The best was that as we studied it one member of our group started off absolutely dragging their feet when it came to praying because they did not want to say Jewish prayers. Through studying just fifteen minutes a night together he came around and saw how the Amidah is not just a Jewish prayer but how it holds real meaning for Noachides as well.
Beyond his connecting to the idea that these prayers are relevant to Noachides; all of us have had marked changes in our personalities for the better. The tendency toward being negative and in a crummy mood has been greatly reduced over the weeks since we instituted these prayers (as something we as a group have decided to do together). We all feel a deeper connection to Hashem and each other.
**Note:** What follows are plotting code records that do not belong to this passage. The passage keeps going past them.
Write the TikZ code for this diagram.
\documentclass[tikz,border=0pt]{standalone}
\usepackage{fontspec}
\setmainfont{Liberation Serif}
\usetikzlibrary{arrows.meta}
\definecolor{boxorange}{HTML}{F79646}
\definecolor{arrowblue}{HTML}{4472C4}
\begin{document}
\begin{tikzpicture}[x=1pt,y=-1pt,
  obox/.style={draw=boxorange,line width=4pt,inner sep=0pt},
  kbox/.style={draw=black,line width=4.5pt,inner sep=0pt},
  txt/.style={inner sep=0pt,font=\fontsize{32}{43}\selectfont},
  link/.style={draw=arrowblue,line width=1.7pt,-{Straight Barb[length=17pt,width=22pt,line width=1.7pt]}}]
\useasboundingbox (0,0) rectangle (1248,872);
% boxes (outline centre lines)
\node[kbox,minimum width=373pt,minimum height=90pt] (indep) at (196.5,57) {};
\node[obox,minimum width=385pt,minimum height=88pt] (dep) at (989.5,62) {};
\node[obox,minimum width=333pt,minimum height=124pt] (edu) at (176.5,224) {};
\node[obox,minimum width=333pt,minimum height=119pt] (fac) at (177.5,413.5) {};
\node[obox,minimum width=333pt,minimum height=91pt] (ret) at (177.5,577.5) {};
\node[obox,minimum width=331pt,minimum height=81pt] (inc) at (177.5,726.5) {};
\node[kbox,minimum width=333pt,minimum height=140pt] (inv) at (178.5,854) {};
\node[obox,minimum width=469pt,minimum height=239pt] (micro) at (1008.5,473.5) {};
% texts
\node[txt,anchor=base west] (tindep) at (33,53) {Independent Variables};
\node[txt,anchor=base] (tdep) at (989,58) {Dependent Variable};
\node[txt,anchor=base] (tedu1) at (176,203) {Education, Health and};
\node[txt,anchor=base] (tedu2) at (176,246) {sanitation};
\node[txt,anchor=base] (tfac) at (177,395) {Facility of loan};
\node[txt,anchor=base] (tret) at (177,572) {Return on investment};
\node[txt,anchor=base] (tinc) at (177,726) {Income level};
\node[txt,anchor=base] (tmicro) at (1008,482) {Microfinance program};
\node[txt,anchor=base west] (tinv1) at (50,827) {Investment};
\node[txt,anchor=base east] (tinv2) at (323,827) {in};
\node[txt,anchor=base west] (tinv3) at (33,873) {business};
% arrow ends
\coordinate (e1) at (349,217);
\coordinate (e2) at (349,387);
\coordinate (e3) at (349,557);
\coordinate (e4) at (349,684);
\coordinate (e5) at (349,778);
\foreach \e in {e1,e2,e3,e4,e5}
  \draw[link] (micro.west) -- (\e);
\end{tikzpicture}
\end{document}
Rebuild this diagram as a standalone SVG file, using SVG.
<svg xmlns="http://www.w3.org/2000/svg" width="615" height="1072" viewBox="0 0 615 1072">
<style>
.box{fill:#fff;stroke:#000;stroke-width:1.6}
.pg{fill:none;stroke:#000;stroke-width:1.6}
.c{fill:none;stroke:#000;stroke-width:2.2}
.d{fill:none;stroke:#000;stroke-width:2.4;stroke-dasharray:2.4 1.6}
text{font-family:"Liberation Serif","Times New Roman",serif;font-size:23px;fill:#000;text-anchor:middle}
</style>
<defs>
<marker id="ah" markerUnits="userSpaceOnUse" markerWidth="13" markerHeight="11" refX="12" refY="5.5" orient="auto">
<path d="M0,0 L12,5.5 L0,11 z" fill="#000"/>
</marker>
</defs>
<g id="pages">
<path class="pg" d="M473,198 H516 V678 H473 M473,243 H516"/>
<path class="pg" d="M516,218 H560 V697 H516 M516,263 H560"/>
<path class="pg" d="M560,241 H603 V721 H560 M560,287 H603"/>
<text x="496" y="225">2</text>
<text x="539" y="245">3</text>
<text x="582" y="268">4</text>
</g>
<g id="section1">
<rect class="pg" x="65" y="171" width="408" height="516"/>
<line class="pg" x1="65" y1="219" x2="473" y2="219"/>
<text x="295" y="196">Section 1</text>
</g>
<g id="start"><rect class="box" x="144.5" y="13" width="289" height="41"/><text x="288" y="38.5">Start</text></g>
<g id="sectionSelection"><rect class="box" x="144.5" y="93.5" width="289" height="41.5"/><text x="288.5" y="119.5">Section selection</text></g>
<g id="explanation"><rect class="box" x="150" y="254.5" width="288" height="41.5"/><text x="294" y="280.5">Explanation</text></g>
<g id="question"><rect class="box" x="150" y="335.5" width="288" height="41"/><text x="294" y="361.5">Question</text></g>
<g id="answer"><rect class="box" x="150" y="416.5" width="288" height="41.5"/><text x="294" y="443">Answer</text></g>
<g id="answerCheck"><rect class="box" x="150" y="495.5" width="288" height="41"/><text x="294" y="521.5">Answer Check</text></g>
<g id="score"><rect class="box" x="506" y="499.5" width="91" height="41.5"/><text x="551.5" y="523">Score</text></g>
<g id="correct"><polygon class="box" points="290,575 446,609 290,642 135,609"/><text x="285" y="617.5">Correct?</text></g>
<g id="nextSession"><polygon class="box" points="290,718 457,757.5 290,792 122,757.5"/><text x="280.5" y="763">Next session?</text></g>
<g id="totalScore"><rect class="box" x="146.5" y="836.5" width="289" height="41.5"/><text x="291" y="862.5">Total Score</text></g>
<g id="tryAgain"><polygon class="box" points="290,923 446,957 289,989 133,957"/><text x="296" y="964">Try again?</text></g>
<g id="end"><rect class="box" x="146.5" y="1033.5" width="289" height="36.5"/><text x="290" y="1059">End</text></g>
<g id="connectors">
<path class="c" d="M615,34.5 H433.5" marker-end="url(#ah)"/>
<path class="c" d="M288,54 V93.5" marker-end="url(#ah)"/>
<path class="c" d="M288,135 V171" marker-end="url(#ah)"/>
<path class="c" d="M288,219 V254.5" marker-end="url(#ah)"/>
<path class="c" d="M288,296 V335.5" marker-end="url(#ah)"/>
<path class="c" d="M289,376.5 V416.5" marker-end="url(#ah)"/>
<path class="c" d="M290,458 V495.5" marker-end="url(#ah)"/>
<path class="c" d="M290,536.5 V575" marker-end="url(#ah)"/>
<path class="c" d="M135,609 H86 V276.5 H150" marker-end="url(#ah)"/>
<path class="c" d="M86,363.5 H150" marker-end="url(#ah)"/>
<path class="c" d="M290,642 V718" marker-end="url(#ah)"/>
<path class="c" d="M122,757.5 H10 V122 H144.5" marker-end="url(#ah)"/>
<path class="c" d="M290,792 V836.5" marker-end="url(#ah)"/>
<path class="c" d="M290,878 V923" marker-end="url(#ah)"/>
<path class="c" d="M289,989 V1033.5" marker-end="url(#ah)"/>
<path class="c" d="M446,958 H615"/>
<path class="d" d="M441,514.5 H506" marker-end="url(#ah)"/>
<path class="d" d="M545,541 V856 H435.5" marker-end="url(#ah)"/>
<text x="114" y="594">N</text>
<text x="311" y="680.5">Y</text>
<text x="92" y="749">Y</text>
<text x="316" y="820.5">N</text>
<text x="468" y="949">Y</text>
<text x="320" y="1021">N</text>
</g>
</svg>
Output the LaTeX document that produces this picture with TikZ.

All of the above are real world examples of spirituality and I think it is a must that people do similar things if not in their communities then in their homes. None of these piety items are required of Noachides but all of them are beneficial. I think that spirituality is doing those things which are beneficial to the individual. In order for them to be beneficial, though, a person must do them regularly.
I will briefly summarize the four areas I looked at. Halachah teaches us our absolute expectations from the creator, piety helps us to perfect ourselves for the benefit of ourselves and others, legalism are halachic style debates over non-halachic issues, spiritualism is where we connect with each other and Hashem with a depth not possible only keeping the basic halachah. It gives us a sense of focus and inner meaning but is not identical to emotions, as Jeremy stated in his article.
I hope that separating these issues out was beneficial. I found it to help me understand what I should be debating about and what is only moderately important. I think it might even give us some direction in further discussions.
I look forward to hearing any ones comments about what I have said. Hopefully we are drawing closer to some conclusions with the discussions we’ve been having. I know that if we are careful with identifying halachah this will give us clearer focus in how to live our lives and it will also be a sign for where the starting point is for pious behavior. We can avoid pointless heated debates over things that are not ultimately vital if we are careful with knowing the halachah.